The thing nobody mentions about retirement is the permission.

Not the freedom to sleep in or travel or finally read all those books. The other kind. The quiet, unspoken permission everyone seems to give you to stop trying quite so hard. To let things slide. To be forgiven in advance for whatever you don't quite manage anymore.

I notice it in conversations. When I mention a project or an ambition, there's a pause. A warmth. A "good for you" that carries just the faintest suggestion of surprise. As if wanting something at sixty-seven is quaint. Admirable, even. But not quite serious.

And here's the strange part: it works. That permission seeps in. I catch myself thinking smaller without meaning to. Editing my own expectations before anyone else gets the chance. Starting sentences with "at my age" when I never used to think age had much to do with it.

I spent decades being measured. Performance reviews, deadlines, standards that didn't care how tired I was or whether I felt like it. The bar was the bar. You either cleared it or you didn't.

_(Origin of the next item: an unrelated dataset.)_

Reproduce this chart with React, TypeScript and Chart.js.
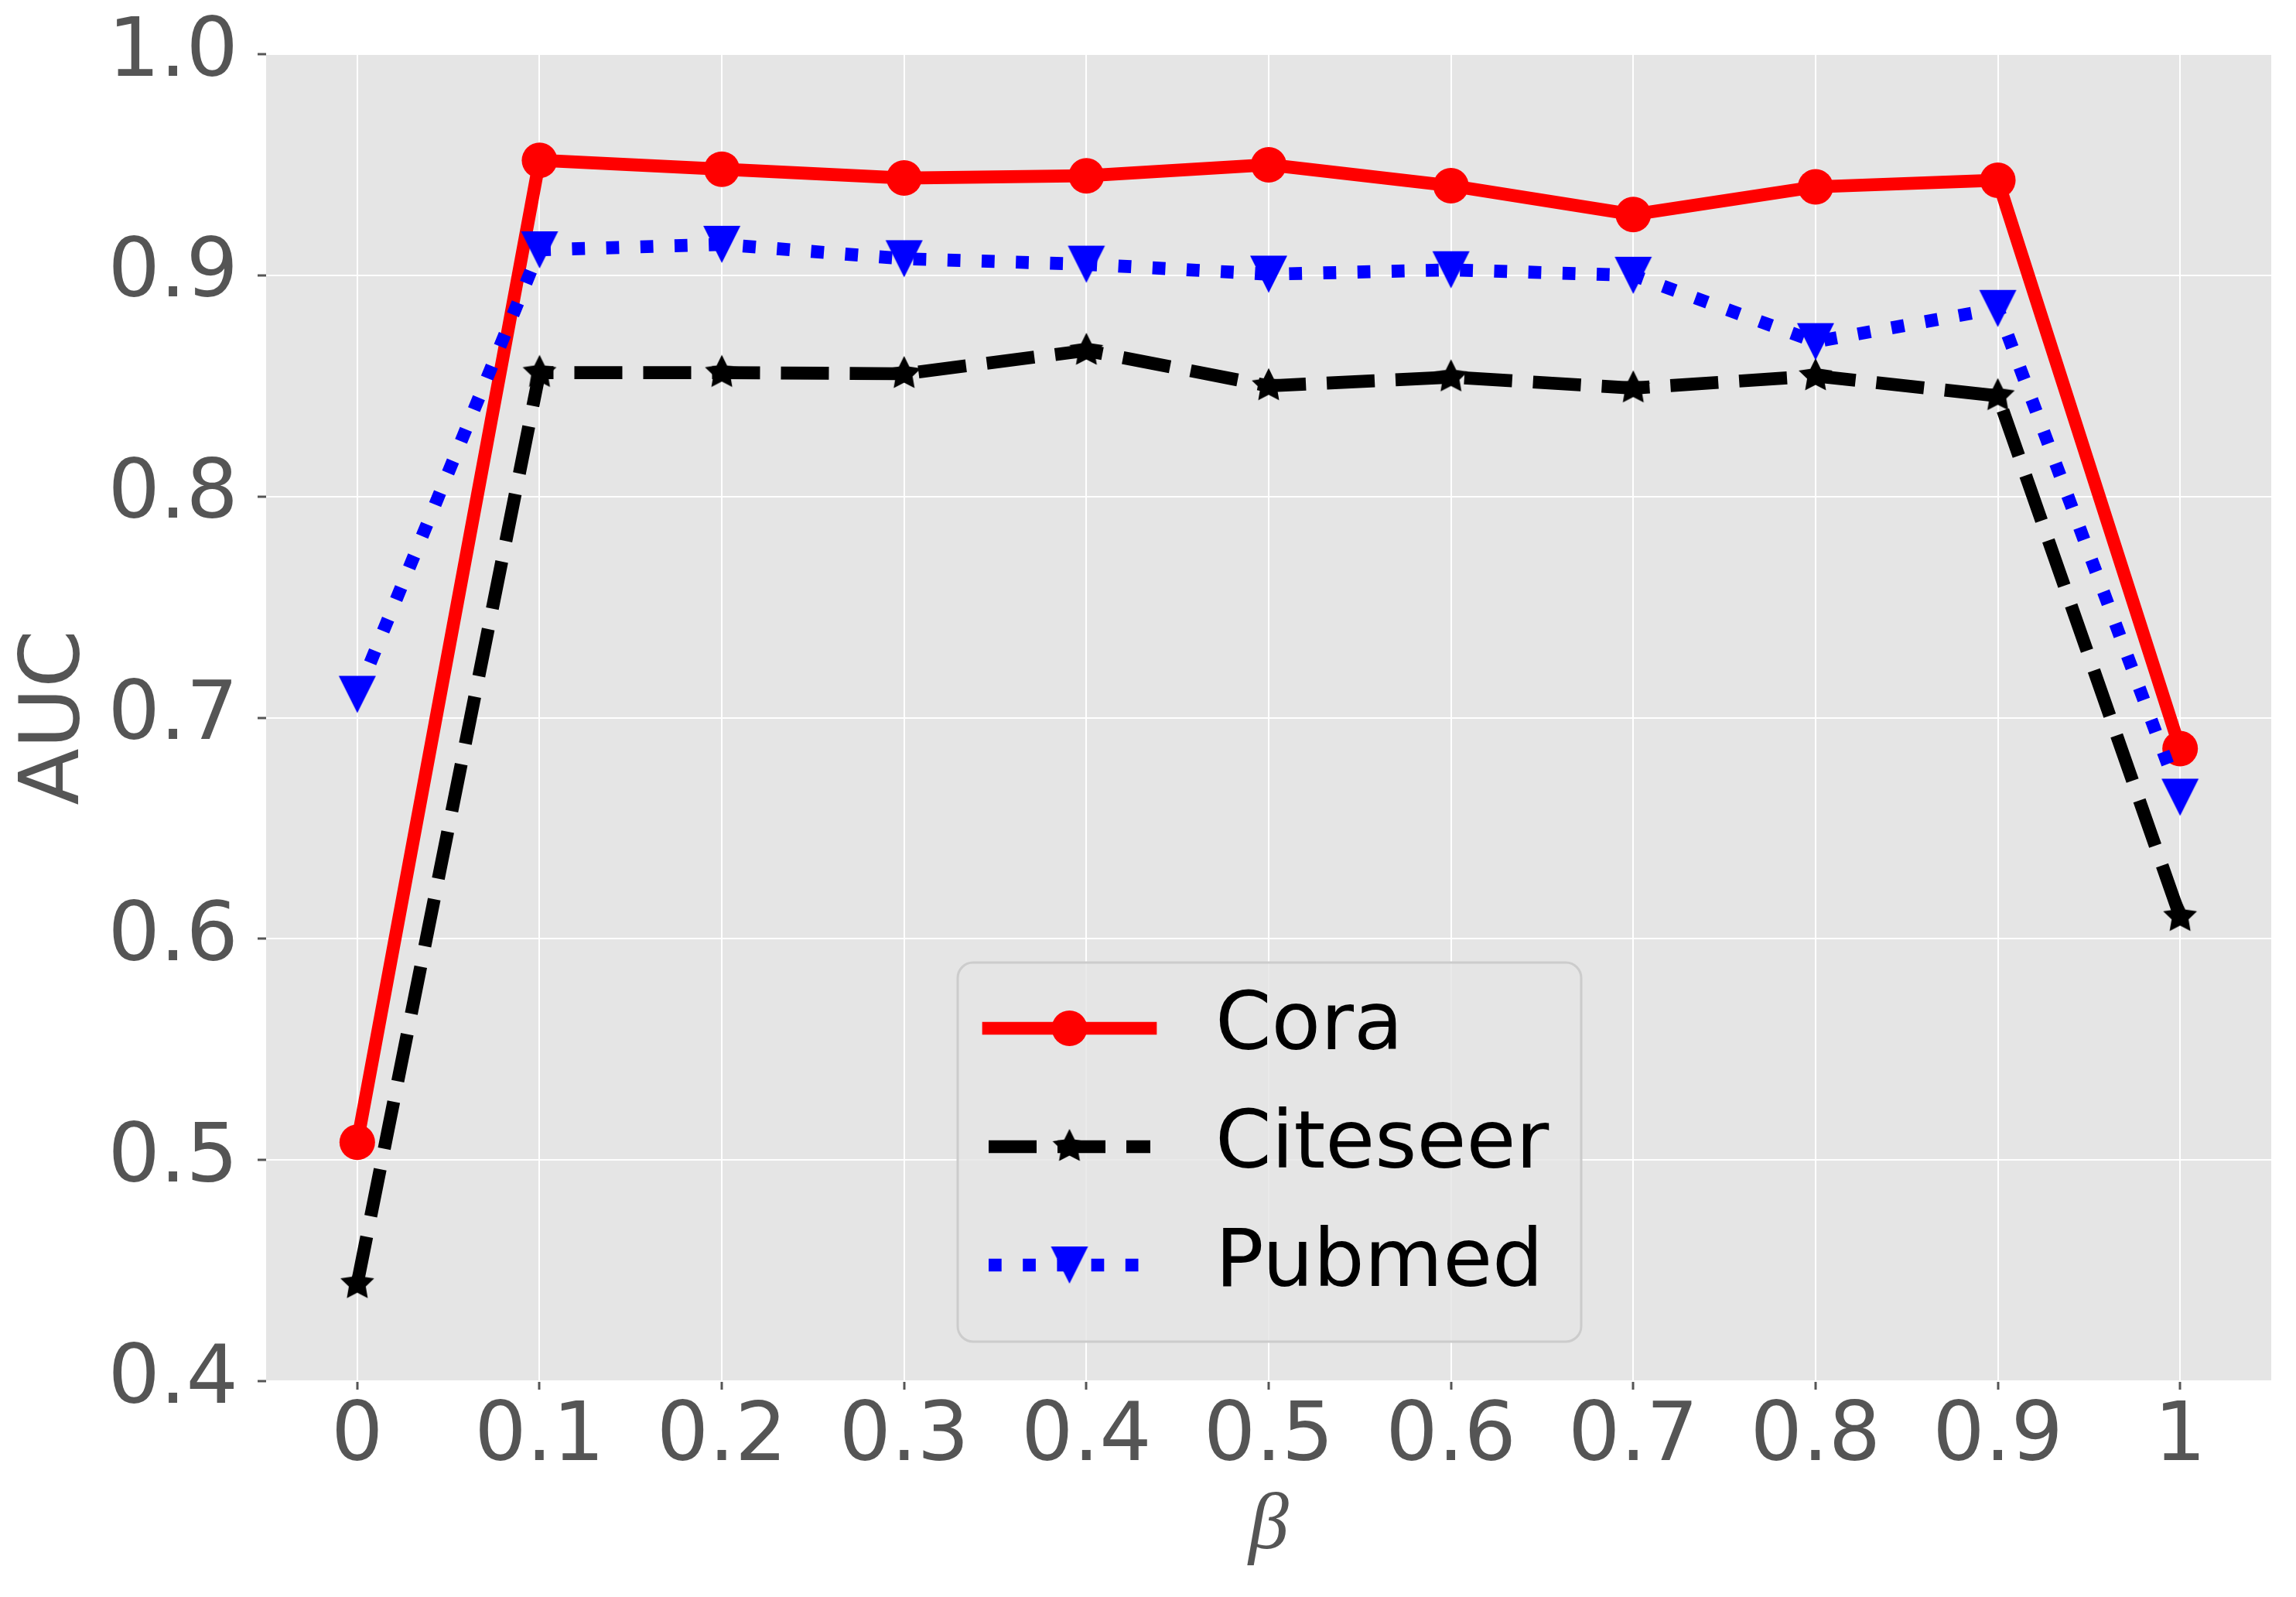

Now the bar's gone. Or rather, it's been lowered so gently I barely noticed. And the odd thing is, I'm not sure I wanted that. I thought I did. I thought freedom meant less pressure. But it turns out freedom also means less resistance. And without resistance, it's harder to know if you're still moving forward or just drifting.

I don't think this is about age, not really. It's about visibility. When you're working, your efforts are tracked. Someone's counting on you. There's a shape to the week, a reason to push through the hard parts. Retirement removes that scaffolding. What's left is just you and whatever you decide matters. And if you decide it doesn't matter much, well, nobody's going to argue.

The hardest part isn't being older. It's realising that failure has become optional. That I could spend the rest of my life doing nothing in particular and people would just smile and say I've earned it.

Maybe I have. But I'm not sure I want to cash that in just yet.